When the sun rises and sets over the horizon, the sun has a smaller angle and, therefore, it is the critical point for the operation of the photovoltaic park. If you wonder why, it is simple: when the sun is at its highest point in the sky, during the central hours, the radiation received by the panels is high and the photovoltaic panels will generate according to their maximum capacity. However, when the position of the sun is lower, the challenges of maintaining maximum production increase.

In this situation, Sener has a tool that optimizes the orientation of the panels with a 3D approach and manages to maximize production results. All this contextualization is associated with two analyses that I am going to carry out on how the installation of a photovoltaic park can be optimized to obtain the lowest levelized cost of electricity.
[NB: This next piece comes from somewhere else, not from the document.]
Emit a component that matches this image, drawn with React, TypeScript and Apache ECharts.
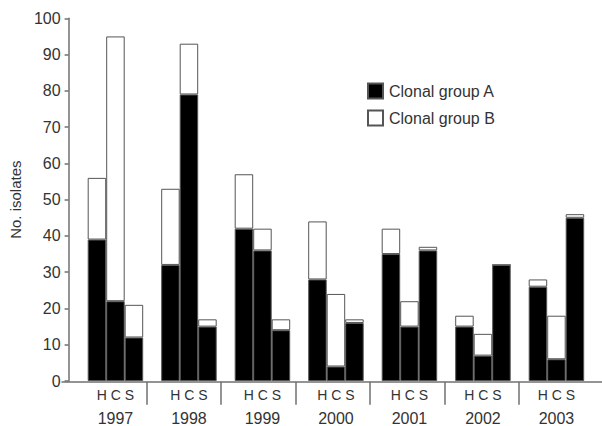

The image shows a commercial plant originally operating with 2D or flat backtracking. The undulations of the terrain generate abundant shadows between rows, producing electrical losses. These losses evolve throughout the morning depending on the operating conditions at each instant in time. As you can see in the previous image, by implementing 3D backtracking, the shadow generated on the solar panels is minimized, which leads to a substantial increase in electrical production.
ACCURATE SIMULATIONS

The following graphs show a minute-by-minute comparison between real life and the ORUGA® Performance Model simulation for a whole

day in two different commercial plants (left: Spain, right: Brazil).

It is clearly seen that, even in cloudy periods, the difference between the plant measurement and the simulation is very small. This makes it possible to accurately predict the behavior of the plant with and without 3D backtracking:


Generally, these things do not come out of nowhere. The ORUGA® Performance Model software is based on lessons learned from tower concentration projects such as Gemasolar (Spain, 19.9 MW) and Noor III (Morocco, 150 MW), which implement advanced control and process technologies proprietary to Sener.
With this we see that once a sector such as solar photovoltaic has been stabilized, it is necessary to have specialized tools to be able to capture more value and increase the profitability of the assets. In this case, a team from Sener’s Aerospace division has been responsible for developing the software necessary to simulate the behavior of this type of plants, as well as testing and implementing the control logic of the solar field of tower plants, a major technical challenge within a technology one order of magnitude more complex than any photovoltaic plant. From this knowledge, macerated over the years, an extremely precise software was developed that simulated SENSOL® tower concentration plants, which would eventually become the precursor to the ORUGA® that I have highlighted during the analysis. As decarbonisation gradually materialises, renewable energy will become more prominent as a fundamental piece to allow human beings to live a more sustainable life in harmony with the environment. Therefore, in the coming years the installation of photovoltaic solar energy in Spain will continue at a rate similar to that of 2023, but it will be increasingly critical to actively manage the parks in the portfolio to optimise performance. Because, in a world like the current one with so many uncertainties, one thing is certain, as that famous song said, “Hey, chipirón, todos los días sale el sol”.